The neurological system is responsible for the processing and executing of all creative elements of the photo shoot with the right side of the brain; while the left side of the brain is responsible for the logistical and mechanical elements of production. The true beauty of the photographic art is that it is both extremely technically while simultaneously being highly creative.
The sensory systems are the creative teams of wardrobe stylist, makeup artist, hair stylist, and art department. These teams serve as the eyes, ears, mouth, and hands of the project. These must be attuned to the modern trends, styles, techniques, and artistic movements within their speciality. They give the story the sensory input, which is processed, edited, and translated to the final vision by the Photographer. Collectively this group must be in sync with the overall vision; their styles and skills need to complement and not compete with each other. No one sensory system can be overbearing or it will throw the image out of balance. It is the responsibility of the photographer creative side to assemble and lead a balanced team that will deliver the desired results.

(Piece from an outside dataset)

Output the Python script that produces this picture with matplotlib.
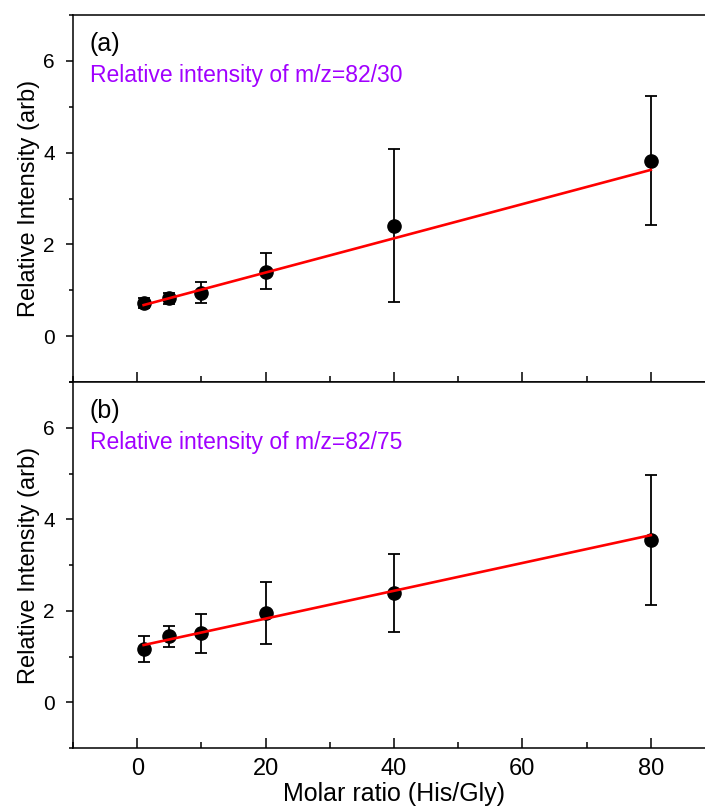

The brain's "left side" needs to make decisive decisions in the thick of battle and ultimately serve as chief "problem solver". This left brain has to deal with the "muscular" system to ensure the production team's ability to execute. Any shoot require efficient well-organized production coordination. A typical editorial shoot day consists of eight to twelve shots in one to five locations. Continuing our metaphor of "production" being the muscular system. It would be the "lower body" taking the brunt of pre-production responsibilities: including managing and hiring all personal necessary to deal with location scouting, team building, crew hire, permitting, insurance, location/travel arrangements, prop-styling, and of course Kraft services. The muscular system's "upper body" has the responsibilities from pre through post production on the camera side. This includes equipment management, pickups, or rentals; personnel management for grip, 1st, 2nd, and digital assistants, transport from location to location, construction and set building, light set ups, equipment checks, light test, teardown, post image archiving, processing, and proofing.
The support or "skeletal" system for any photo shoot is the client. Whether commercial or magazine/editorial assignments supply the purpose, guidelines, budget, and deadlines for the project. In editorial photography budgets are limited. Most of the production value is provided by barter. Exposure provided by the magazine is the principle payment for all parties involved. When magazine "credits" are bartered for talent, locations, clothing, jewelry,, and props... it is paramount to get the credits correct.
The better coordination between the neurological, muscular, and skeletal systems yields more efficient performance. Like in athletics, the more an individual and team practices, the better the neuro-kinetic response. The ability to carry out a multitude of responsibilities necessary in capturing the story's vision takes fine tuned machine. The strength of an idea is worthless if there is not a strong body to transform and idea into reality. One could say the ideal photographer needs to be of sound mind and body. The photographer needs to be sharp in mind utilizing right-brain creativity and left-brain problem solving; but also equipped with an athletic physique fine-tuned to execute the demands placed on it; and ultimately supported by a skeletal system strong enough to bare the brunt of the weight created by the demands of editorial photography.